Set task
Reproduce exactly the lines starting at the line that contains "Output the web" and ending at the line that contains "74.0, 75.0, 75.0]". Omit pictures.

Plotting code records

▼

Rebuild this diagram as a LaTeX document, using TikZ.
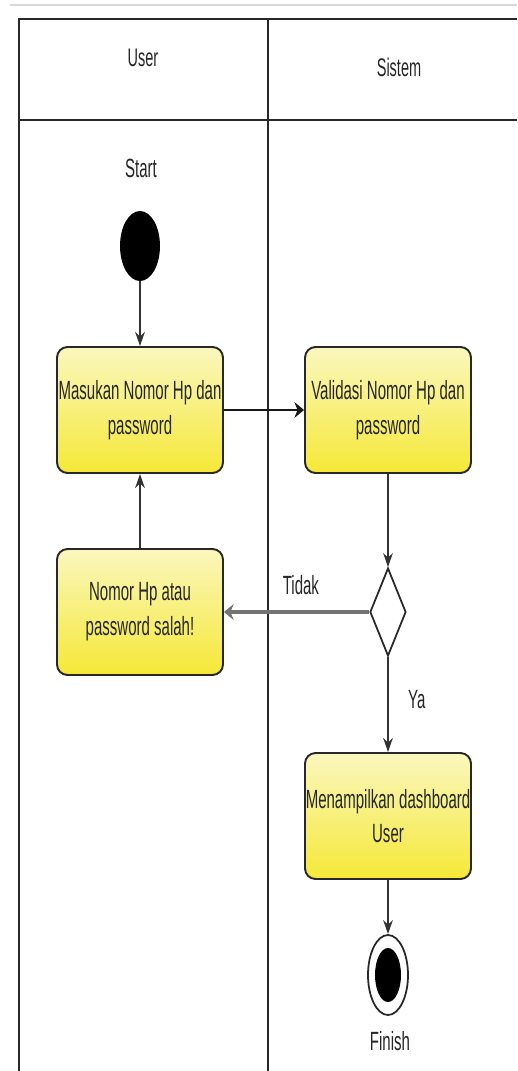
\documentclass[tikz,border=0pt]{standalone}
\usepackage{fontspec}
\setmainfont[FakeStretch=0.57]{Liberation Sans}
\usetikzlibrary{shapes.geometric,arrows.meta}
\definecolor{boxtop}{RGB}{250,247,190}
\definecolor{boxbot}{RGB}{245,232,55}
\definecolor{frame}{RGB}{40,40,40}
\tikzset{
  act/.style={draw=frame, line width=1.1pt, rounded corners=6pt,
    top color=boxtop, bottom color=boxbot, shading angle=0,
    minimum width=3.32cm, minimum height=2.52cm, inner sep=0pt,
    align=center, font=\fontsize{15}{19.8}\selectfont, text=black!85},
  lbl/.style={font=\fontsize{15}{18}\selectfont, inner sep=0pt, text=black!85},
  hdr/.style={font=\fontsize{14.5}{17}\selectfont, inner sep=0pt, text=black!85},
  lane/.style={draw=frame, line width=1.1pt},
  varr/.style={draw=black!80, line width=0.9pt, -{Stealth[length=8pt,width=5.5pt]}},
  harr/.style={draw=black!80, line width=1.1pt, -{Stealth[length=5.5pt,width=9pt]}},
}
\begin{document}
\begin{tikzpicture}[x=0.02cm, y=-0.02cm]
\useasboundingbox (0,0) rectangle (517,1071);
% thin rule above the swimlanes
\draw[black!15, line width=1.6pt] (10,5) -- (517,5);
% swimlane frame
\draw[lane] (19,1071) -- (19,19) -- (517,19);
\draw[lane] (19,120) -- (517,120);
\draw[lane] (268,19) -- (268,1071);
\node[hdr] (hUser) at (143,58) {User};
\node[hdr] (hSistem) at (399,67) {Sistem};
% activities
\node[lbl] (lStart) at (141,168) {Start};
\node[ellipse, fill=black, minimum width=0.8cm, minimum height=1.4cm, inner sep=0pt] (start) at (140,246) {};
\node[act] (input) at (140,410) {Masukan Nomor Hp dan\\password};
\node[act] (valid) at (388,410) {Validasi Nomor Hp dan\\password};
\node[diamond, draw=frame, line width=1pt, fill=white, minimum width=0.72cm, minimum height=1.76cm, inner sep=0pt] (dec) at (388,612) {};
\node[act] (err) at (140,612) {Nomor Hp atau\\password salah!};
\node[act] (dash) at (388,816) {Menampilkan dashboard\\User};
\node[ellipse, draw=frame, line width=1pt, fill=white, minimum width=0.8cm, minimum height=1.6cm, inner sep=0pt] (fin) at (388,975) {};
\node[ellipse, fill=black, minimum width=0.52cm, minimum height=1.08cm, inner sep=0pt] (finIn) at (388,975) {};
\node[lbl] (lFinish) at (390,1041) {Finish};
% flows
\draw[varr] (start) -- (input);
\draw[harr, line width=1.4pt, draw=black!90] (input) -- (valid);
\draw[varr] (valid) -- (dec);
\draw[harr, line width=1.8pt, draw=black!55] (dec) -- node[lbl, above=9pt, pos=0.47] (lTidak) {Tidak} (err);
\draw[varr] (err) -- (input);
\draw[varr] (dec) -- node[lbl, right=11pt, pos=0.45] (lYa) {Ya} (dash);
\draw[varr] (dash) -- (fin);
\end{tikzpicture}
\end{document}
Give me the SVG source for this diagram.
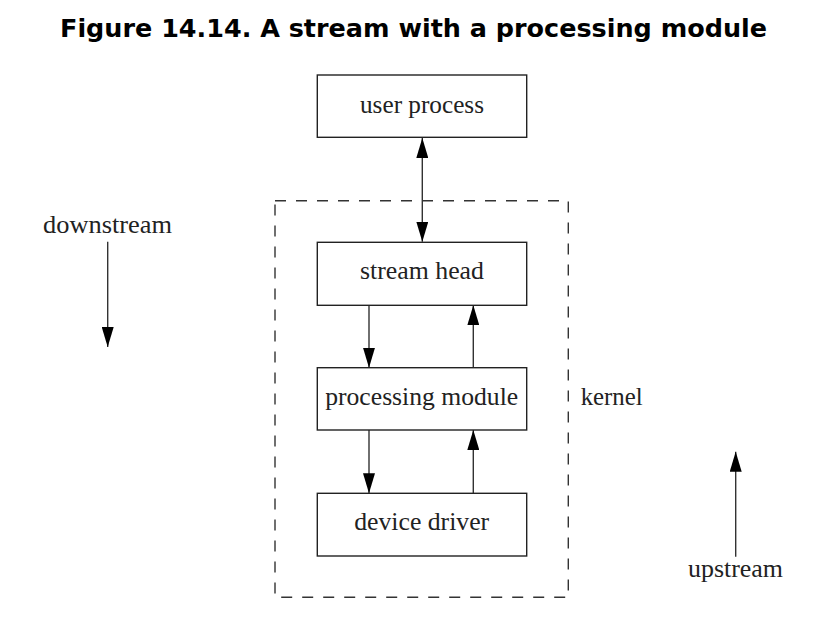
<svg xmlns="http://www.w3.org/2000/svg" width="824" height="622" viewBox="0 0 824 622">
<defs>
<style>
.box{fill:#fff;stroke:#222;stroke-width:1.4}
.lbl{font-family:"Liberation Serif","Times New Roman",serif;font-size:25px;fill:#222}
.line{stroke:#333;stroke-width:1.4;fill:none}
.title{font-family:"DejaVu Sans",sans-serif;font-weight:bold;font-size:25.5px;fill:#000}
</style>
<marker id="ah" viewBox="0 0 20 12" refX="20" refY="6" markerWidth="20" markerHeight="12" markerUnits="userSpaceOnUse" orient="auto">
<path d="M0,0 L20,6 L0,12 Z" fill="#000"/>
</marker>
<marker id="ahs" viewBox="0 0 20 12" refX="0" refY="6" markerWidth="20" markerHeight="12" markerUnits="userSpaceOnUse" orient="auto">
<path d="M20,0 L0,6 L20,12 Z" fill="#000"/>
</marker>
</defs>
<rect width="824" height="622" fill="#fff"/>
<text class="title" x="60" y="37" textLength="707" lengthAdjust="spacingAndGlyphs">Figure 14.14. A stream with a processing module</text>
<g id="kernel">
<rect x="275" y="200.7" width="293.3" height="396.6" fill="none" stroke="#333" stroke-width="1.4" stroke-dasharray="11,10"/>
<text class="lbl" x="580.7" y="405" textLength="62" lengthAdjust="spacingAndGlyphs">kernel</text>
</g>
<g id="connectors">
<line class="line" x1="422.3" y1="138" x2="422.3" y2="241.7" marker-start="url(#ahs)" marker-end="url(#ah)"/>
<line class="line" x1="369" y1="305.3" x2="369" y2="367.7" marker-end="url(#ah)"/>
<line class="line" x1="473.3" y1="367.7" x2="473.3" y2="305.3" marker-end="url(#ah)"/>
<line class="line" x1="369" y1="430" x2="369" y2="493.3" marker-end="url(#ah)"/>
<line class="line" x1="473.3" y1="493.3" x2="473.3" y2="430" marker-end="url(#ah)"/>
<line class="line" x1="107.7" y1="241.7" x2="107.7" y2="347" marker-end="url(#ah)"/>
<line class="line" x1="735.7" y1="556.7" x2="735.7" y2="451.7" marker-end="url(#ah)"/>
</g>
<g id="user-process">
<rect class="box" x="317.3" y="75" width="209.4" height="62.3"/>
<text class="lbl" x="422" y="112.5" text-anchor="middle" textLength="124" lengthAdjust="spacingAndGlyphs">user process</text>
</g>
<g id="stream-head">
<rect class="box" x="317.3" y="242.3" width="209.4" height="63"/>
<text class="lbl" x="422" y="278.5" text-anchor="middle" textLength="124" lengthAdjust="spacingAndGlyphs">stream head</text>
</g>
<g id="processing-module">
<rect class="box" x="317.3" y="367.7" width="209.4" height="62.3"/>
<text class="lbl" x="421.7" y="405" text-anchor="middle" textLength="193" lengthAdjust="spacingAndGlyphs">processing module</text>
</g>
<g id="device-driver">
<rect class="box" x="317.3" y="493.3" width="209.4" height="62.7"/>
<text class="lbl" x="421.7" y="530" text-anchor="middle" textLength="135" lengthAdjust="spacingAndGlyphs">device driver</text>
</g>
<g id="downstream">
<text class="lbl" x="43" y="233" textLength="129" lengthAdjust="spacingAndGlyphs">downstream</text>
</g>
<g id="upstream">
<text class="lbl" x="688" y="576.7" textLength="95" lengthAdjust="spacingAndGlyphs">upstream</text>
</g>
</svg>
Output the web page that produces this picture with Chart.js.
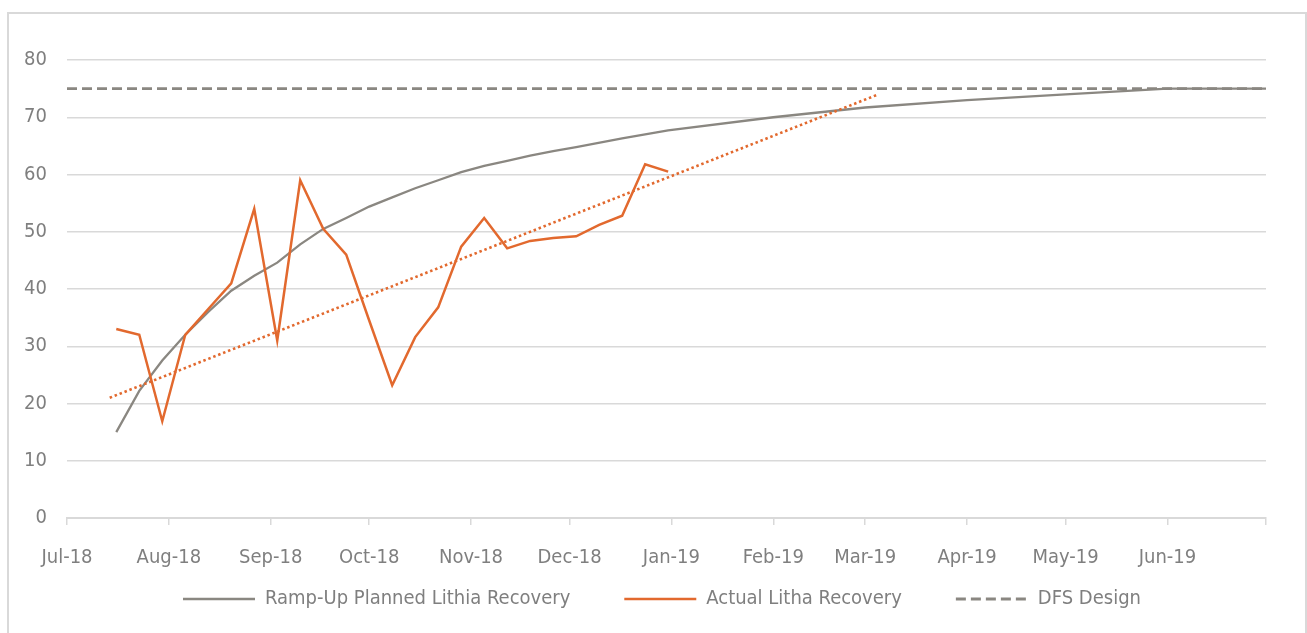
<!DOCTYPE html>
<html>
<head>
<meta charset="utf-8">
<script src="https://cdn.jsdelivr.net/npm/chart.js@4"></script>
<style>
    body { margin: 0; background: #fff; }
    .frame { position: absolute; left: 7px; top: 12px; width: 1300px; height: 700px; border: 2px solid #d9d9d9; box-sizing: border-box; }
    #grafico { position: absolute; left: 0; top: 0; }
</style>
</head>
<body>
<div class="frame"></div>
<canvas id="grafico" width="1307" height="633"></canvas>
<script>
// days counted from 1 Jul 2018
const monthLabels = ['Jul-18', 'Aug-18', 'Sep-18', 'Oct-18', 'Nov-18', 'Dec-18', 'Jan-19', 'Feb-19', 'Mar-19', 'Apr-19', 'May-19', 'Jun-19', '']
const monthStartDays = [0, 31, 62, 92, 123, 153, 184, 215, 243, 274, 304, 335, 365]

const plannedDays = [15, 22, 29, 36, 43, 50, 57, 64, 71, 78, 85, 92, 99, 106, 113, 120, 127, 134, 141, 148, 155, 169, 183, 215, 243, 274, 304, 335, 365]
const plannedValues = [15.0, 22.2, 27.5, 32.0, 36.0, 39.7, 42.3, 44.6, 47.8, 50.5, 52.4, 54.4, 56.0, 57.6, 59.0, 60.4, 61.5, 62.4, 63.3, 64.1, 64.8, 66.3, 67.7, 70.0, 71.7, 73.0, 74.0, 75.0, 75.0]

const actualDays = [15, 22, 29, 36, 43, 50, 57, 64, 71, 78, 85, 92, 99, 106, 113, 120, 127, 134, 141, 148, 155, 162, 169, 176, 183]
const actualValues = [33.0, 32.0, 16.9, 32.0, 36.5, 41.0, 54.0, 31.0, 59.0, 50.5, 46.0, 34.5, 23.2, 31.6, 36.8, 47.4, 52.4, 47.1, 48.4, 48.9, 49.2, 51.2, 52.8, 61.8, 60.5]

const dfsDays = [0, 365]
const dfsValues = [75, 75]

const trendDays = [13, 247]
const trendValues = [21.0, 74.0]

const fonte = '"DejaVu Sans Condensed", "DejaVu Sans", sans-serif'
const corTexto = '#7f7f7f'
const cinza = '#8a8781'
const laranja = '#e2692e'

function pontos(dias, valores) {
    return dias.map(function (d, i) { return { x: d, y: valores[i] } })
}

// legend sits just under the tick labels, centred like the original
const moverLegenda = {
    id: 'moverLegenda',
    afterLayout: function (chart) {
        const leg = chart.legend
        if (!leg) return
        const h = leg.bottom - leg.top
        leg.top = chart.chartArea.bottom + 17
        leg.bottom = leg.top + h
        const dx = 662 - (leg.left + leg.right) / 2
        leg.left += dx
        leg.right += dx
    }
}

function graficoRecuperacao() {
    const ctx = document.getElementById('grafico').getContext('2d')

    new Chart(ctx, {
        type: 'line',
        data: {
            datasets: [{
                label: 'Ramp-Up Planned Lithia Recovery',
                data: pontos(plannedDays, plannedValues),
                borderColor: cinza,
                borderWidth: 2.3,
                pointRadius: 0,
                order: 2
            }, {
                label: 'Actual Litha Recovery',
                data: pontos(actualDays, actualValues),
                borderColor: laranja,
                borderWidth: 2.5,
                pointRadius: 0,
                order: 1
            }, {
                label: 'DFS Design',
                data: pontos(dfsDays, dfsValues),
                borderColor: cinza,
                borderWidth: 2.8,
                borderDash: [10, 5],
                pointRadius: 0,
                order: 3
            }, {
                label: 'Trend',
                data: pontos(trendDays, trendValues),
                borderColor: laranja,
                borderWidth: 2.6,
                borderDash: [2.5, 2.8],
                pointRadius: 0,
                order: 0
            }]
        },
        options: {
            responsive: false,
            animation: false,
            layout: {
                padding: { left: 20, right: 41, top: 60, bottom: -29 }
            },
            scales: {
                x: {
                    type: 'linear',
                    min: 0,
                    max: 365,
                    afterBuildTicks: function (scale) {
                        scale.ticks = monthStartDays.map(function (d) { return { value: d } })
                    },
                    afterFit: function (scale) {
                        scale.height = 60
                    },
                    ticks: {
                        autoSkip: false,
                        maxRotation: 0,
                        padding: 21,
                        color: corTexto,
                        font: { family: fonte, size: 20 },
                        callback: function (value, index) {
                            return monthLabels[index]
                        }
                    },
                    grid: {
                        drawOnChartArea: false,
                        drawTicks: true,
                        tickLength: 7,
                        color: '#d9d9d9',
                        lineWidth: 1.5
                    },
                    border: { color: '#d9d9d9', width: 2 }
                },
                y: {
                    min: 0,
                    max: 80,
                    afterFit: function (scale) {
                        scale.width = 47
                    },
                    ticks: {
                        stepSize: 10,
                        padding: 20,
                        color: corTexto,
                        font: { family: fonte, size: 20 }
                    },
                    grid: {
                        drawTicks: false,
                        color: '#d9d9d9',
                        lineWidth: 1.5
                    },
                    border: { display: false }
                }
            },
            plugins: {
                tooltip: { enabled: false },
                legend: {
                    position: 'bottom',
                    labels: {
                        usePointStyle: true,
                        pointStyle: 'line',
                        pointStyleWidth: 72,
                        padding: 54,
                        color: corTexto,
                        font: { family: fonte, size: 20 },
                        generateLabels: function (chart) {
                            const items = Chart.defaults.plugins.legend.labels.generateLabels(chart)
                            items.forEach(function (item) {
                                const ds = chart.data.datasets[item.datasetIndex]
                                item.lineWidth = ds.borderWidth
                                item.lineDash = ds.borderDash || []
                                item.strokeStyle = ds.borderColor
                            })
                            return items
                        },
                        filter: function (item) {
                            return item.datasetIndex !== 3
                        },
                        sort: function (a, b) {
                            return a.datasetIndex - b.datasetIndex
                        }
                    }
                }
            }
        },
        plugins: [moverLegenda]
    })
}

graficoRecuperacao()
</script>
</body>
</html>
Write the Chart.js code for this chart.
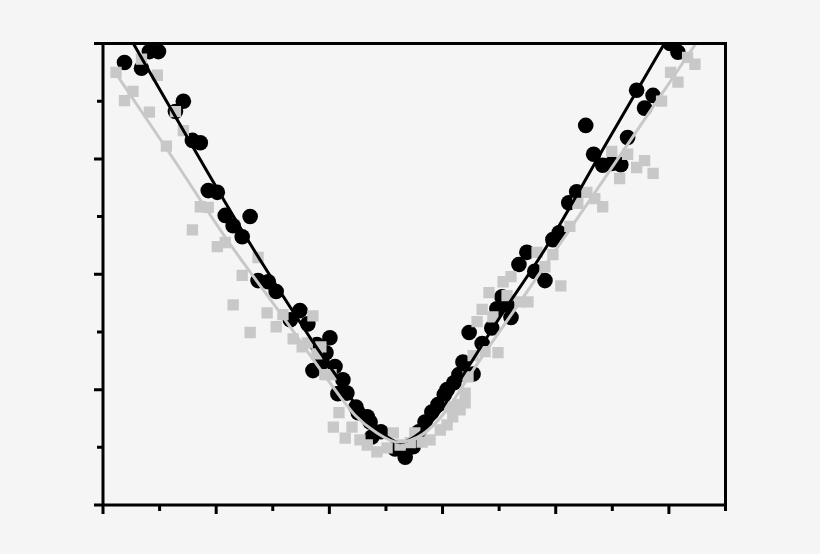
<!DOCTYPE html>
<html>
<head>
<meta charset="utf-8">
<script src="https://cdn.jsdelivr.net/npm/chart.js@4.4.1/dist/chart.umd.min.js"></script>
<style>
html,body{margin:0;padding:0;background:#f5f5f5;}
#wrap{width:820px;height:554px;}
</style>
</head>
<body>
<div id="wrap"><canvas id="c" width="820" height="554"></canvas></div>
<script>
// Black circles (series 1)
const blackX = [0.38,0.68,0.82,0.98,1.28,1.42,1.58,1.72,1.86,2.02,2.16,2.60,2.30,2.46,2.74,2.92,3.06,3.48,3.31,3.62,4.01,3.78,3.94,3.87,3.71,4.10,4.24,4.31,4.15,4.47,4.51,4.67,4.72,4.91,4.75,5.16,5.34,5.48,5.69,5.92,6.08,6.20,6.29,6.36,6.47,6.54,6.70,6.87,6.96,7.05,7.14,7.21,7.35,7.49,7.63,7.81,7.95,8.06,8.23,8.37,8.53,8.67,8.83,8.99,9.15,9.27,9.43,9.57,9.72,10.02,10.16,6.03,5.81,5.58];
const blackY = [7.67,7.57,7.86,7.86,6.82,7.00,6.32,6.28,5.45,5.42,5.02,5.00,4.84,4.65,3.89,3.87,3.70,3.37,3.21,3.14,2.90,2.78,2.64,2.47,2.33,2.40,2.17,1.94,1.93,1.70,1.60,1.53,1.44,1.27,1.18,0.97,0.83,1.01,1.44,1.74,2.00,2.12,2.26,2.48,2.99,2.27,2.80,3.07,3.40,3.61,3.47,3.25,4.17,4.38,4.05,3.89,4.60,4.72,5.24,5.43,6.58,6.08,5.89,5.92,5.90,6.37,7.19,6.88,7.10,8.00,7.85,1.91,1.61,1.27];

// Grey squares (series 2)
const greyX = [0.23,0.38,0.53,0.68,0.82,0.96,1.12,1.28,1.42,1.58,1.72,1.86,2.02,2.16,2.74,2.46,2.30,2.90,3.18,3.06,3.71,2.60,3.36,3.52,3.61,3.85,3.78,3.92,4.03,4.17,4.07,4.28,4.40,4.54,4.67,4.84,5.02,5.13,5.25,5.43,5.51,5.64,5.78,5.96,6.08,6.18,6.31,6.40,6.40,6.27,6.45,6.54,6.75,6.98,6.61,6.89,6.70,6.82,7.14,7.37,7.51,7.07,7.21,7.67,7.81,7.95,8.09,8.25,8.39,8.55,8.69,8.83,8.99,9.27,9.57,9.43,9.72,9.13,9.87,10.03,10.16,10.33,10.46,6.13];
const greyY = [7.50,7.01,7.17,7.73,6.81,7.45,6.22,6.82,6.49,4.77,5.17,5.16,4.48,4.55,4.29,3.98,3.47,3.33,3.30,3.09,3.28,2.99,2.88,2.74,2.81,2.74,2.62,2.26,2.26,1.60,1.35,1.16,1.35,1.13,1.04,0.92,0.99,1.25,1.04,1.08,1.25,1.09,1.13,1.30,1.39,1.53,1.65,1.77,1.94,1.74,2.22,2.59,2.66,2.64,3.18,3.26,3.39,3.68,3.63,3.52,3.52,3.87,3.96,4.38,4.13,4.34,3.80,4.83,5.23,5.42,5.31,5.17,6.13,6.08,5.97,5.85,5.75,5.66,7.00,7.50,7.33,7.76,7.64,1.70];

// Fitted curves
const blackFitX = [0.39,1.51,2.48,3.66,4.19,4.54,4.90,5.25,5.60,5.96,6.31,7.01,7.84,8.90,10.10];
const blackFitY = [8.25,6.34,4.72,2.90,2.14,1.63,1.27,1.08,1.25,1.63,2.17,3.25,4.48,6.28,8.30];
const greyFitX = [0.22,1.19,2.19,3.13,4.19,4.45,4.81,5.21,5.64,6.06,6.54,7.37,8.37,9.43,10.49];
const greyFitY = [7.49,6.08,4.60,3.33,1.88,1.56,1.27,1.09,1.22,1.63,2.34,3.52,4.95,6.48,8.02];

// Axis ticks (no labels shown in the original)
const xTicks = [0,1,2,3,4,5,6,7,8,9,10,11];
const xMajor = [0,2,4,6,8,10];
const yTicks = [0,1,2,3,4,5,6,7,8];
const yMajor = [0,2,4,6,8];

const pts = (xs, ys) => xs.map((x, i) => ({x: x, y: ys[i]}));

const framePlugin = {
  id: 'frame',
  beforeDraw(chart) {
    const ctx = chart.ctx;
    ctx.save();
    ctx.fillStyle = '#f5f5f5';
    ctx.fillRect(0, 0, chart.width, chart.height);
    ctx.restore();
  },
  afterDraw(chart) {
    const {ctx, chartArea: a, scales: {x, y}} = chart;
    ctx.save();
    ctx.strokeStyle = '#000';
    ctx.lineWidth = 3;
    ctx.lineCap = 'butt';
    ctx.strokeRect(a.left, a.top, a.right - a.left, a.bottom - a.top);
    ctx.beginPath();
    xTicks.forEach(v => {
      const px = x.getPixelForValue(v);
      const len = xMajor.includes(v) ? 9 : 6;
      ctx.moveTo(px, a.bottom);
      ctx.lineTo(px, a.bottom + len);
    });
    yTicks.forEach(v => {
      const py = y.getPixelForValue(v);
      const len = yMajor.includes(v) ? 9 : 6;
      ctx.moveTo(a.left, py);
      ctx.lineTo(a.left - len, py);
    });
    ctx.stroke();
    ctx.restore();
  }
};

new Chart(document.getElementById('c'), {
  type: 'scatter',
  data: {
    datasets: [
      {
        label: 'black fit',
        data: pts(blackFitX, blackFitY),
        showLine: true,
        borderColor: '#000',
        borderWidth: 3,
        pointRadius: 0,
        cubicInterpolationMode: 'monotone',
        clip: 0,
        order: 2
      },
      {
        label: 'grey fit',
        data: pts(greyFitX, greyFitY),
        showLine: true,
        borderColor: '#c8c8c8',
        borderWidth: 3,
        pointRadius: 0,
        cubicInterpolationMode: 'monotone',
        clip: 0,
        order: 1
      },
      {
        label: 'grey squares',
        data: pts(greyX, greyY),
        pointStyle: 'rect',
        pointRadius: 8,
        pointBackgroundColor: '#c8c8c8',
        pointBorderWidth: 0,
        backgroundColor: '#c8c8c8',
        borderWidth: 0,
        clip: 0,
        order: 3
      },
      {
        label: 'black circles',
        data: pts(blackX, blackY),
        pointStyle: 'circle',
        pointRadius: 7.8,
        pointBackgroundColor: '#000',
        pointBorderWidth: 0,
        backgroundColor: '#000',
        borderWidth: 0,
        clip: 0,
        order: 4
      }
    ]
  },
  options: {
    responsive: false,
    animation: false,
    devicePixelRatio: 1,
    layout: {padding: {left: 103, right: 94.5, top: 43.5, bottom: 49}},
    plugins: {legend: {display: false}, tooltip: {enabled: false}},
    scales: {
      x: {type: 'linear', min: 0, max: 11, display: false},
      y: {type: 'linear', min: 0, max: 8, display: false}
    }
  },
  plugins: [framePlugin]
});
</script>
</body>
</html>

▲

Response below
Output the web page that produces this picture with Chart.js.
<!DOCTYPE html>
<html>
<head>
<meta charset="utf-8">
<script src="https://cdn.jsdelivr.net/npm/chart.js@4"></script>
<style>
    body { margin: 0; background: #fff; }
    .frame { position: absolute; left: 7px; top: 12px; width: 1300px; height: 700px; border: 2px solid #d9d9d9; box-sizing: border-box; }
    #grafico { position: absolute; left: 0; top: 0; }
</style>
</head>
<body>
<div class="frame"></div>
<canvas id="grafico" width="1307" height="633"></canvas>
<script>
// days counted from 1 Jul 2018
const monthLabels = ['Jul-18', 'Aug-18', 'Sep-18', 'Oct-18', 'Nov-18', 'Dec-18', 'Jan-19', 'Feb-19', 'Mar-19', 'Apr-19', 'May-19', 'Jun-19', '']
const monthStartDays = [0, 31, 62, 92, 123, 153, 184, 215, 243, 274, 304, 335, 365]

const plannedDays = [15, 22, 29, 36, 43, 50, 57, 64, 71, 78, 85, 92, 99, 106, 113, 120, 127, 134, 141, 148, 155, 169, 183, 215, 243, 274, 304, 335, 365]
const plannedValues = [15.0, 22.2, 27.5, 32.0, 36.0, 39.7, 42.3, 44.6, 47.8, 50.5, 52.4, 54.4, 56.0, 57.6, 59.0, 60.4, 61.5, 62.4, 63.3, 64.1, 64.8, 66.3, 67.7, 70.0, 71.7, 73.0, 74.0, 75.0, 75.0]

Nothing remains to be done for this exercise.